Want to pay less tax?

With the end of June 2022 just 8 weeks away, it’s a timely reminder there’s only 63 sleeps before it’s too late to start thinking about strategies to reduce taxable income for the 2022 financial year.

As we’re all aware, prior to Covid, many business owners utilised the Instant Asset Write-Off to purchase equipment and cars to reduce income. With the scarcity of most business assets, minimising tax by buying equipment for your business has become more difficult.

Due to the above, we’ve provided you with other strategies that may be implemented or considered prior to 30 June 2022.

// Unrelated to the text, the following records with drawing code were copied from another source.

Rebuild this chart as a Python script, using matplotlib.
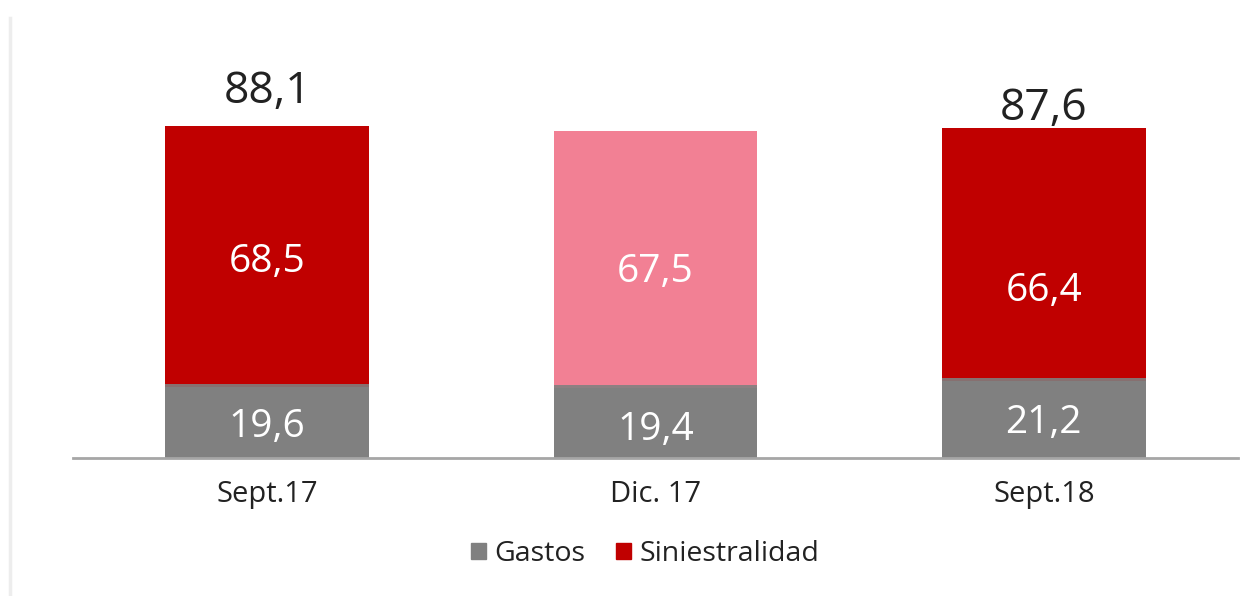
import matplotlib
matplotlib.use("Agg")
import matplotlib.pyplot as plt
from matplotlib.patches import Rectangle
from matplotlib.lines import Line2D
import matplotlib.patheffects as pe

plt.rcParams['font.family'] = ['Open Sans', 'DejaVu Sans']

categories = ["Sept.17", "Dic. 17", "Sept.18"]
gastos = [19.6, 19.4, 21.2]
siniestralidad = [68.5, 67.5, 66.4]
totals = [88.1, None, 87.6]

# small vertical nudges for the value labels (data units)
sin_label_shift = [-1.8, -3.8, -10.0]
gas_label_shift = [-1.6, -2.3, -1.4]
total_label_shift = [9.2, 0.0, 5.0]

GRAY = "#808080"
RED = "#C00000"
PINK = "#F28094"
TEXT = "#222222"

fig = plt.figure(figsize=(12.55, 5.96), dpi=100)
ax = fig.add_axes([73 / 1255, (596 - 458) / 596, (1238 - 73) / 1255, 458 / 596])

x = list(range(len(categories)))
width = 0.525
sin_colors = [RED, PINK, RED]

ax.bar(x, gastos, width=width, color=GRAY, zorder=3)
bars = ax.bar(x, siniestralidad, bottom=gastos, width=width, color=sin_colors, zorder=3)
# soft glow behind the upper segments
for b, c in zip(bars, sin_colors):
    b.set_path_effects([pe.SimplePatchShadow(offset=(0, -2), shadow_rgbFace=c, alpha=0.12), pe.Normal()])

for i in x:
    ax.text(i, gastos[i] / 2 + gas_label_shift[i], f"{gastos[i]:.1f}".replace(".", ","),
            ha="center", va="center", color="white", fontsize=28, zorder=4)
    ax.text(i, gastos[i] + siniestralidad[i] / 2 + sin_label_shift[i],
            f"{siniestralidad[i]:.1f}".replace(".", ","),
            ha="center", va="center", color="white", fontsize=28, zorder=4)
    if totals[i] is not None:
        ax.text(i, totals[i] + total_label_shift[i], f"{totals[i]:.1f}".replace(".", ","),
                ha="center", va="center", color=TEXT, fontsize=32, zorder=4)

ax.set_xlim(-0.5, 2.5)
ax.set_ylim(0, 458 / 3.768)
ax.set_xticks(x)
ax.set_xticklabels(categories, fontsize=21, color=TEXT)
ax.tick_params(axis="x", length=0, pad=16)
ax.set_yticks([])
for s in ["top", "right", "left"]:
    ax.spines[s].set_visible(False)
ax.spines["bottom"].set_color("#A6A6A6")
ax.spines["bottom"].set_linewidth(2)
ax.spines["bottom"].set_zorder(5)

# legend
handles = [Rectangle((0, 0), 1, 1, color=GRAY), Rectangle((0, 0), 1, 1, color=RED)]
fig.legend(handles, ["Gastos", "Siniestralidad"], loc="center", bbox_to_anchor=(645 / 1255, 1 - 554 / 596),
           ncol=2, frameon=False, fontsize=20.5, handlelength=0.53, handleheight=0.53,
           handletextpad=0.28, columnspacing=1.1, labelcolor=TEXT)

# faint frame edge on the left
fig.add_artist(Line2D([10 / 1255, 10 / 1255], [0, 1 - 18 / 596], transform=fig.transFigure,
                      color="#EDEDED", linewidth=2.5))

fig.savefig("out.png", dpi=100)
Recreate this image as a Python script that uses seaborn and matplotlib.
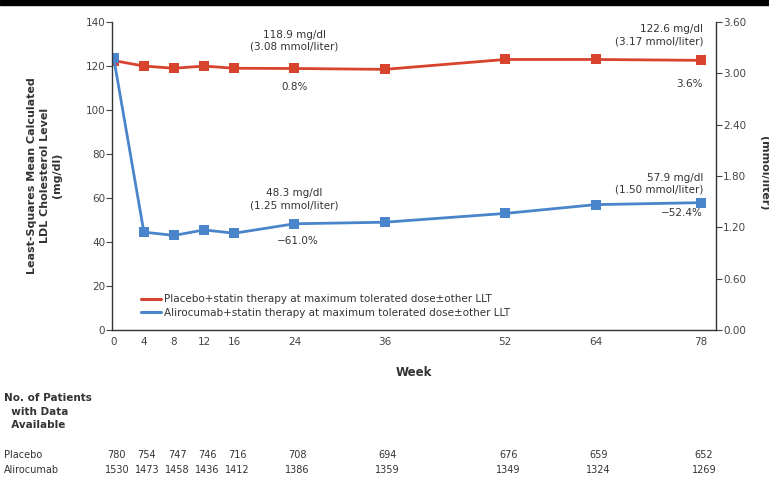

  1. Deferring income – A really simple strategy has always been to consider deferring income until the following financial year by way of deferring invoices.
  2. Reviewing debtors – Outstanding debtors should be reviewed to determine whether any are bad and can be written off prior to 30 June 2022 in order to claim a bad debt deduction.
  3. Prepaying expenses – Individual taxpayers not operating a business, Small Business Entities and Medium Business Entities are able to claim a tax deduction for prepayments made for an advance period of up to 12 months after end of financial year. For these taxpayers, making prepayments accelerates the timing of the tax deduction that would otherwise be ordinarily claimable in the following financial year. Prepayments can include items such as:
    • prepaying rent on your business premises
    • prepaying interest on your investment property
    • prepaying franchise fees, insurances etc
  4. Maximising home office deductions – With many people still working from home after Covid there may still be the opportunity to claim home office expenses. There are 2 methods for claiming home office expenses. The first allows you to apply a set rate per hour for time you work from home. The second being actual expenses (or a percentage of).
  5. Maximising superannuation contributions – For the 2022 financial year, an individual taxpayer is able to make deductible concessional contributions (inclusive of employer contributions already made on their behalf) of up to $27,500. If the taxpayer has not already fully utilised the $27,500 threshold, the taxpayer could consider making additional concessional contributions to claim an additional tax deduction.
  6. Making catch-up superannuation contributions (if you are eligible to) – For taxpayers with a superannuation balance of under $500,000, the Federal Government recently changed the law to allow taxpayers to make additional concessional contributions beyond their $27,500 concessional contribution cap if they did not fully utilise their available concessional contribution cap in prior years commencing from the 2019 financial year. For example, a taxpayer that has only made concessional contributions of $15,000 in each of the 2020 and 2021 years could potentially use this concession to make a deductible superannuation contribution of $45,000 in the 2022 financial year.

The above are just some options available to help you minimise tax before it’s too late.